Fine grained root cause and impact analysis with CDAP Lineage
Yuki Jung Google
Lineage is a critical aspect of data governance in large enterprises, and provides traceability for data as it flows through a data system. It can unlock various use cases such as root cause analysis (discover the cause of a bad data event) and impact analysis (gauge the impact of a change before making the change). In this talk, the speaker will demonstrate how CDAP’s granular data lineage capabilities can solve these use cases for enterprises.
Accelerating workloads and bursting remote data with Google Dataproc using Alluxio
Dipti Borkar & Roderick Yao Alluxio
Google Cloud Dataproc is a popular managed on-demand service to run Spark, Presto and many other compute workloads.

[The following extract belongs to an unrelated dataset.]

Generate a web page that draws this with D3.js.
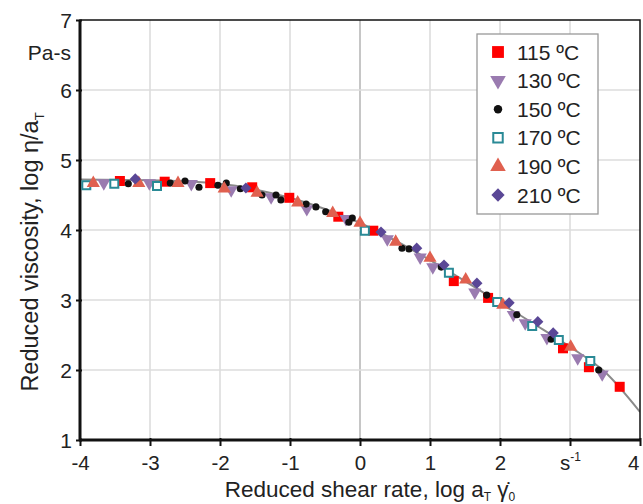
<!DOCTYPE html>
<html><head><meta charset="utf-8">
<script src="https://cdn.jsdelivr.net/npm/d3@7"></script>
<style>body{margin:0;background:#fff}svg{display:block;font-family:"Liberation Sans",Arial,sans-serif}</style>
</head><body><svg id="c" width="643" height="504"></svg>
<script>
const xTicks = [-4,-3,-2,-1,0,1,2,3,4];
const xTickLabels = ["-4","-3","-2","-1","0","1","2","s-1","4"];
const yTicks = [1,2,3,4,5,6,7];
const seriesNames = ["115 ºC","130 ºC","150 ºC","170 ºC","190 ºC","210 ºC"];
const s115 = [[-3.43,4.70],[-2.79,4.69],[-2.14,4.67],[-1.54,4.61],[-1.01,4.46],[-0.31,4.19],[0.19,3.99],[1.34,3.27],[1.83,3.03],[2.90,2.31],[3.27,2.04],[3.71,1.76]];
const s130 = [[-3.66,4.67],[-3.01,4.67],[-2.41,4.66],[-1.84,4.57],[-1.27,4.47],[-0.76,4.30],[-0.20,4.16],[0.39,3.87],[0.86,3.61],[1.04,3.47],[1.64,3.11],[2.19,2.79],[2.36,2.67],[2.67,2.46],[3.11,2.17],[3.46,1.94]];
const s150 = [[-3.31,4.66],[-2.71,4.67],[-2.50,4.70],[-2.30,4.61],[-2.03,4.64],[-1.91,4.67],[-1.71,4.59],[-1.40,4.50],[-1.20,4.50],[-1.13,4.43],[-0.77,4.37],[-0.63,4.33],[-0.49,4.26],[-0.16,4.11],[-0.11,4.17],[0.60,3.74],[0.70,3.73],[1.16,3.47],[1.81,3.07],[2.24,2.79],[2.73,2.44],[3.41,2.00]];
const s170 = [[-3.91,4.64],[-3.51,4.66],[-2.90,4.63],[0.07,3.99],[1.27,3.39],[1.96,2.97],[2.46,2.63],[2.84,2.43],[3.29,2.13]];
const s190 = [[-3.81,4.67],[-3.16,4.67],[-2.60,4.67],[-1.94,4.59],[-1.47,4.53],[-0.89,4.39],[-0.39,4.24],[0.00,4.10],[0.51,3.83],[1.00,3.60],[1.51,3.29],[2.04,2.93],[3.01,2.33]];
const s210 = [[-3.21,4.73],[-1.63,4.60],[0.30,3.97],[0.81,3.74],[1.20,3.50],[1.67,3.24],[2.13,2.96],[2.54,2.69],[2.76,2.53]];
const masterX = [-4,-3,-2,-1.5,-1,-0.5,0,0.5,1,1.5,2,2.5,3,3.5,4];
const masterY = [4.72,4.71,4.66,4.58,4.46,4.30,4.10,3.85,3.57,3.27,2.96,2.65,2.33,1.97,1.40];

const svg = d3.select("#c");
const L=80,R=640,T=20,B=440;
const x = d3.scaleLinear().domain([-4,4]).range([L,R]);
const y = d3.scaleLinear().domain([1,7]).range([B,T]);

// grid
svg.append("g").selectAll("line").data(xTicks.slice(1,-1)).join("line")
  .attr("x1",d=>x(d)).attr("x2",d=>x(d)).attr("y1",T).attr("y2",B)
  .attr("stroke",d=>d===0?"#b8b8b8":"#dcdcdc").attr("stroke-width",1.6);
svg.append("g").selectAll("line").data(yTicks.slice(1,-1)).join("line")
  .attr("y1",d=>y(d)).attr("y2",d=>y(d)).attr("x1",L).attr("x2",R)
  .attr("stroke","#dcdcdc").attr("stroke-width",1.6);

// master curve
const lineGen = d3.line().x(d=>x(d[0])).y(d=>y(d[1])).curve(d3.curveMonotoneX);
svg.append("defs").append("clipPath").attr("id","clip").append("rect").attr("x",L).attr("y",T).attr("width",R-L).attr("height",B-T);
svg.append("path").datum(masterX.map((v,i)=>[v,masterY[i]])).attr("d",lineGen)
  .attr("fill","none").attr("stroke","#8a8a8a").attr("stroke-width",2).attr("clip-path","url(#clip)");

// frame
svg.append("rect").attr("x",L).attr("y",T).attr("width",R-L).attr("height",B-T).attr("fill","none").attr("stroke","#111").attr("stroke-width",1.5);
svg.append("line").attr("x1",L).attr("x2",L).attr("y1",T).attr("y2",B+1).attr("stroke","#111").attr("stroke-width",3);
svg.append("line").attr("x1",L-1).attr("x2",R).attr("y1",B).attr("y2",B).attr("stroke","#111").attr("stroke-width",3);

// axes
const xAxis = d3.axisBottom(x).tickValues(xTicks).tickSize(6).tickFormat((d,i)=>"");
const gx = svg.append("g").attr("transform",`translate(0,${B})`).call(xAxis);
gx.select(".domain").remove();
gx.selectAll(".tick line").attr("stroke","#111").attr("stroke-width",2).attr("y1",-2);
gx.selectAll(".tick").each(function(d,i){
  const last = i===xTicks.length-1;
  const t = d3.select(this).append("text").attr("y",30).attr("x",last?-1:0)
    .attr("text-anchor",last?"end":"middle").attr("fill","#222").attr("font-size",20.5);
  const lab = xTickLabels[i];
  if(lab==="s-1"){ t.append("tspan").text("s"); t.append("tspan").text("-1").attr("font-size",12).attr("dy",-9); }
  else t.text(lab);
});
const yAxis = d3.axisLeft(y).tickValues(yTicks).tickSize(5).tickFormat(d3.format("d"));
const gy = svg.append("g").attr("transform",`translate(${L},0)`).call(yAxis);
gy.select(".domain").remove();
gy.selectAll(".tick line").attr("stroke","#111").attr("stroke-width",2).attr("x2",-4).attr("x1",2);
gy.selectAll(".tick text").attr("font-size",21).attr("fill","#222").attr("x",-8).attr("dy","0.36em").style("font-family","inherit");

svg.append("text").attr("x",71).attr("y",60).attr("text-anchor","end").attr("font-size",21).attr("fill","#222").text("Pa-s");

// axis titles
const yt = svg.append("text").attr("transform","translate(38,252) rotate(-90)").attr("text-anchor","middle").attr("font-size",23.5).attr("fill","#222");
yt.append("tspan").text("Reduced viscosity, log η/a");
yt.append("tspan").text("T").attr("font-size",13).attr("dy",6);
const xt = svg.append("text").attr("x",370).attr("y",497).attr("text-anchor","middle").attr("font-size",22.5).attr("fill","#222");
xt.append("tspan").text("Reduced shear rate, log a");
xt.append("tspan").text("T").attr("font-size",12).attr("dy",4);
xt.append("tspan").text(" γ̇").attr("dy",-4);
xt.append("tspan").text("0").attr("font-size",12).attr("dy",4);

// markers
const styles = [
  {data:s115, shape:d3.symbolSquare, size:100, fill:"#ff0000", stroke:"none", sw:0},
  {data:s130, shape:d3.symbolTriangle, size:75, fill:"#9a7bb0", stroke:"none", sw:0, rot:180},
  {data:s150, shape:d3.symbolCircle, size:40, fill:"#111111", stroke:"none", sw:0},
  {data:s170, shape:d3.symbolSquare, size:64, fill:"#ffffff", stroke:"#2a8a96", sw:2},
  {data:s190, shape:d3.symbolTriangle, size:75, fill:"#e0604f", stroke:"none", sw:0},
  {data:s210, shape:d3.symbolDiamond2, size:80, fill:"#5a4796", stroke:"none", sw:0}
];
const marks = svg.append("g");
styles.forEach(s=>{
  marks.append("g").selectAll("path").data(s.data).join("path")
    .attr("d",d3.symbol().type(s.shape).size(s.size))
    .attr("transform",d=>`translate(${x(d[0])},${y(d[1])})${s.rot?` rotate(${s.rot})`:""}`)
    .attr("fill",s.fill).attr("stroke",s.stroke).attr("stroke-width",s.sw);
});

// legend
const lg = svg.append("g");
lg.append("rect").attr("x",477).attr("y",34).attr("width",121).attr("height",180).attr("fill","#fff").attr("stroke","#999").attr("stroke-width",1.3);
styles.forEach((s,i)=>{
  const cy = 52 + i*28.6;
  lg.append("path").attr("d",d3.symbol().type(s.shape).size(s.size*1.4))
    .attr("transform",`translate(498,${cy})${s.rot?` rotate(${s.rot})`:""}`)
    .attr("fill",s.fill).attr("stroke",s.stroke).attr("stroke-width",s.sw);
  lg.append("text").attr("x",517).attr("y",cy).attr("dy","0.36em").attr("font-size",21).attr("fill","#222").text(seriesNames[i]);
});
</script></body></html>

Alluxio, an open source data orchestration technology, helps speed up Dataproc workloads by providing a distributed caching layer within the Dataproc Cluster. In addition, Alluxio enables “Zero-copy” bursting allowing users to run compute workloads even on data that’s remote on-prem or another cloud. In this session, Dipti from Alluxio and Roderick from Google Cloud will share an overview of Alluxio and Google Dataproc and the benefits the two together bring. It will include a demo of initializing a Dataproc cluster with Alluxio to run workloads on remote data.